Tuesday 9
Charles Darwin and the Scientific Revolution
Chair: Stéphane Tirard
› 17:00 - 17:30 (30min)
› Colloque 1
Darwin and the Mechanical Philosophy: Likening Nature to Artifice
Andrew Inkpen  1@  
1 : University of British Columbia  (UBC)  -  Website
2329 West Mall, Vancouver, BC Canada V6T 1Z4 Tel : 604.822.2211 Vancouver -  Canada

Session: "Charles Darwin and the Scientific Revolution (Andrew Inkpen, Richard G. Delisle, Richard A. Richards, Ron Amundson)"

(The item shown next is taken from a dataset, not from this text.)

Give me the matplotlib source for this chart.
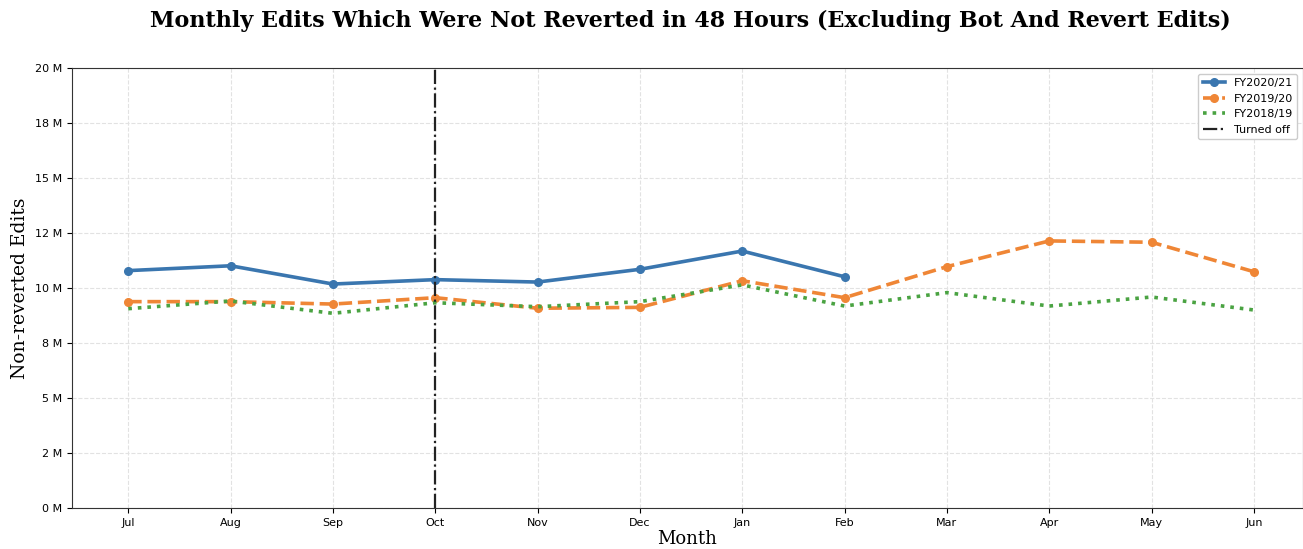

Many scholars of the early modern period explain the rise of modern science, and in particular the rise of experimentalism, during the scientific revolution as intimately tied to the collapse of an ancient distinction between nature and artifice. Pre-modern natural philosophy, it is claimed, was the study of nature on its own terms or in its due course. The innovation of modern science was to study nature, as Francis Bacon put it, “constrained, moulded, translated, and made as it were new by art and the hand of man.” This innovation, however, presupposed a new understanding of nature itself: nature as artifice, as like a highly wrought machine. For instance, in order for his experimental apparatus, the air-pump, to say anything about nature, Robert Boyle had to argue that what happened in the air-pump's chamber could stand for what happened in nature. This may seem like a fairly uncontroversial inference to us now but it was the product of years of debate about how we learn about the natural world and what it—nature—is like. The question was, can artifice stand for nature? Boyle's answer was yes. Interestingly, as with the scientific revolution, the Darwinian revolution has involved a significant amount of discussion pertinent to the relation between artifice and nature; especially, for example, with regards to the relation between domestication—or artificial selection—and natural selection. In this paper I explore the ways in which nature and artifice are likened in these two revolutions.